Claire Brown: Ping pong
Spring nights and ping pong bars are a match made in heaven. Doris serves great cocktails with a slice of lime that’ll leave you ready to ace your first game. While I’d love to steal a page from Susan Sarandon’s “dating a ping pong mogul” playbook, I’ll likely spend my time crafting backhanded compliments to lob at the competition when I fail to make up for my double faults.

Ariel Lauren Wilson: The spring issue of Chickpea Magazine
I had the pleasure of visiting the offices and studio of the vegan quarterly Chickpea Magazine while in Rochester, NY, last fall. Cara, the mastermind behind the gorgeously styled blog-turned-periodical, showed me their tiny and sun-bathed test kitchen that’s stocked with thrift shop gems including bold fabric prints and a kitty cat teapot (the lid had a small ball of blue yarn for a handle). She shared her hand-lettering and zine inspirations, where she gets the exquisite produce she styles for shoots and how she and her boyfriend assemble each issue with both original content and reader submissions. Now I chomp at the bit for each new issue, eager to see how she’s captured and assembled stories from her talented community of writers, photographers and illustrators. She just released her spring issue (see a digital teaser here) and I look forward to delving into her stories on “cooking around the color wheel,” “a big breakfast spread” and one of spring’s often unsung veggies: white asparagus. This should hold me over until temperatures start to rise.

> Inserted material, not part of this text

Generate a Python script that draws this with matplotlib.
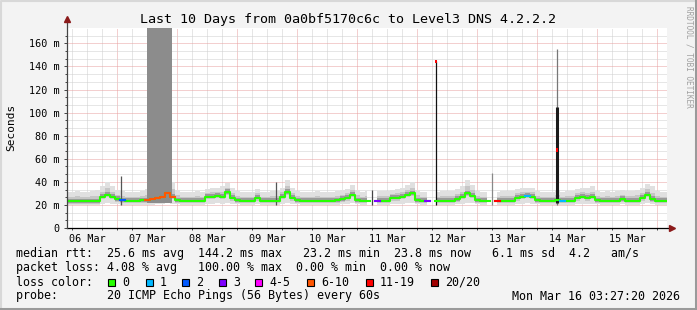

Carrington Morris: Permaculture
Excited to embark on my first permaculture design course at the historic Old Stone House. On land where George Washington himself once battled during the American Revolutionary War, we’ll be learning principles of design for living systems that emulate nature’s complexity. Symbiotic, self-sustaining systems that can be as small as a window box and as vast as urban planning. Catchy terms like hügelkultur, agroforestry and biomimicry beckon. More to come in the summer issue of Edible Brooklyn and Manhattan.